Both the above mentioned analyses, according to Sen, deal with “the relation between commodities and people” (p. 1). The former approach argues for more commodities which leads to more production, which raises the incomes of the people and hence their consumption. The latter analysis points out that “more is better” and hence availability of more commodities imply more utility. The idea of “more is better” is intricately connected with their idea of economics, as a science of choice. Economics, for marginal/neoclassical economists, refers to the allocation of scarce resources amongst alternative uses, as Lionel Robbins points out. For Sen, both these analyses are limited, since they do not address the heterogeneity in the capabilities of different people, which leads to “a confounding of the state of a person with the extent of his or her possessions” (p. 16). It is precisely this argument of Sen developed in his 1985 book which widened the scope of mainstream economics. I write mainstream economics because for classical economists, economics or political economy formed only one way of looking at growth/progress/development. For classical economists, as pointed out earlier, an analysis of production included the state or condition of the producer. The best example of this form of theorising can be found in Marx, the last of the early classical economists. However, with the advent of marginal analysis, the analyses of the structure of production took a backseat. The sphere of exchange came to the forefront and along with it the explanation of the formation of all kinds of prices and quantities through the apparatus of demand & supply.

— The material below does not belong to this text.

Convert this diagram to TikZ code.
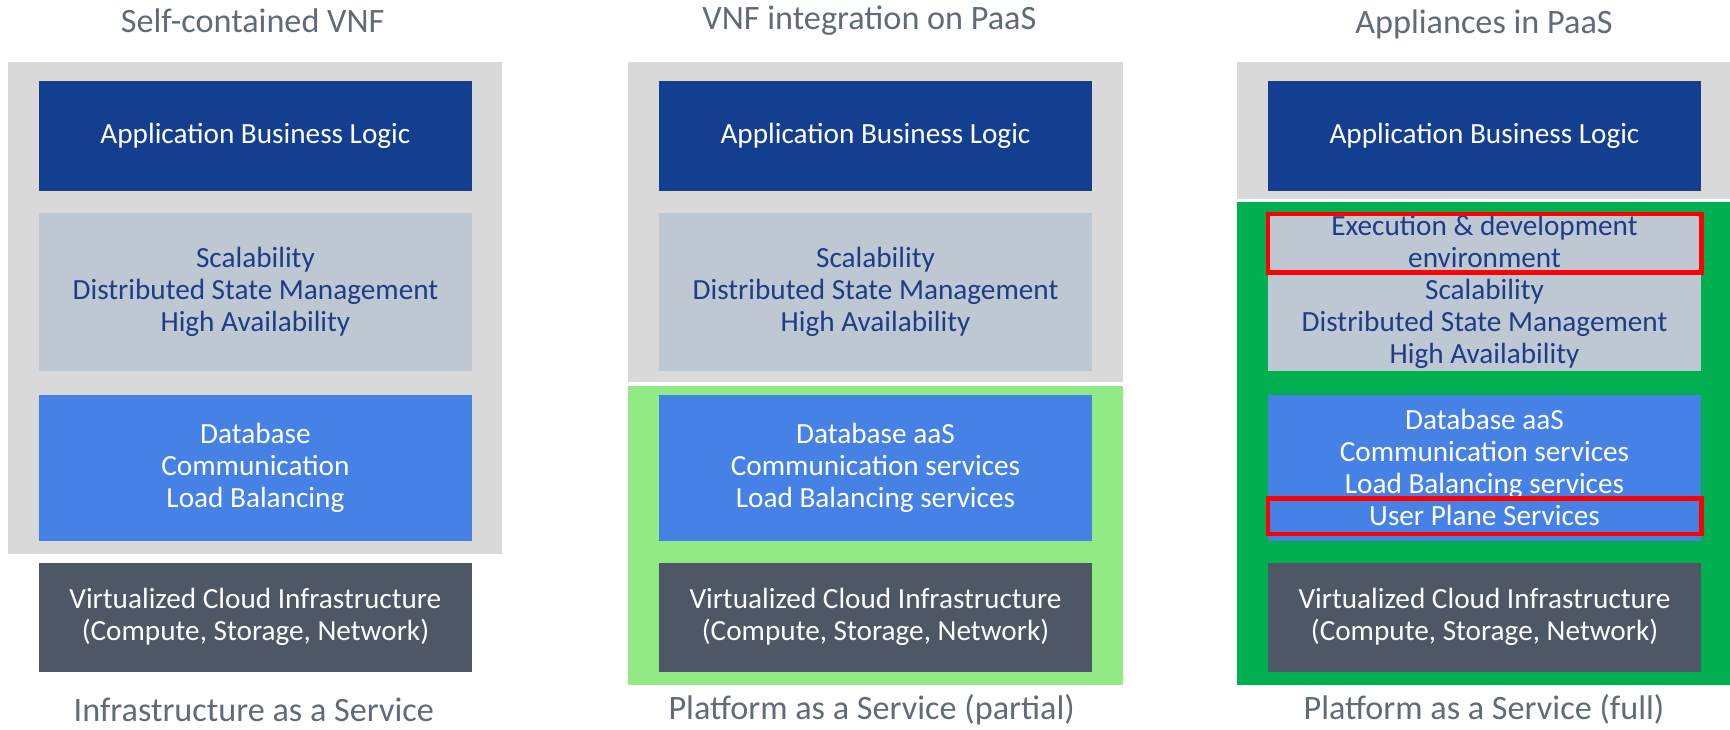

It is interesting to note that the idea of capabilities has been intrinsic to classical economics. As mentioned earlier, an increase in the production of commodities translates into an increase in income generated. In contrast with neoclassical economics, the economic processes is visualised in a circular way as opposed to a one-way street. One needs to look into the structure of production to find out to whom (which class) this increase in income accrues (theory of distribution). However, the manner in which Sen develops his capabilities approach is rooted in mainstream/neoclassical economics – via the sub-domain of welfare economics (See Benicourt 2002 and Omkarnath 2007). Although, Sen deserves credit for bringing back humanitarian concerns into the discourse of neoclassical economics. Omkarnath further points out that the capabilities approach rooted in the Walrasian tradition is static in nature, for it mainly concentrates on the formation of capabilities. Whereas, classical economics has numerous insights on the relation between capabilities and commodities. This sort of analysis calls for a careful examination of the structure of production, distribution and exchange present in various economies in the classical political economy tradition, which has more scope for including social, cultural and political factors as well as ethical concerns.


Benicourt, E (2002), “Is Amartya Sen a Post-Autistic Economist?”, post-autistic economics review, issue no. 15, September 4, 2002, article 4. http://www.paecon.net/PAEReview/issue15/Benicourt15.htm

Omkarnath, G (2007), “The Formation of Capabilities”, Indian Journal of Human Development, Vol. 1, No. 2, pp. 389-399.

Sen, Amartya (1985) [1999], Commodities and Capabilities, Oxford University Press: New Delhi.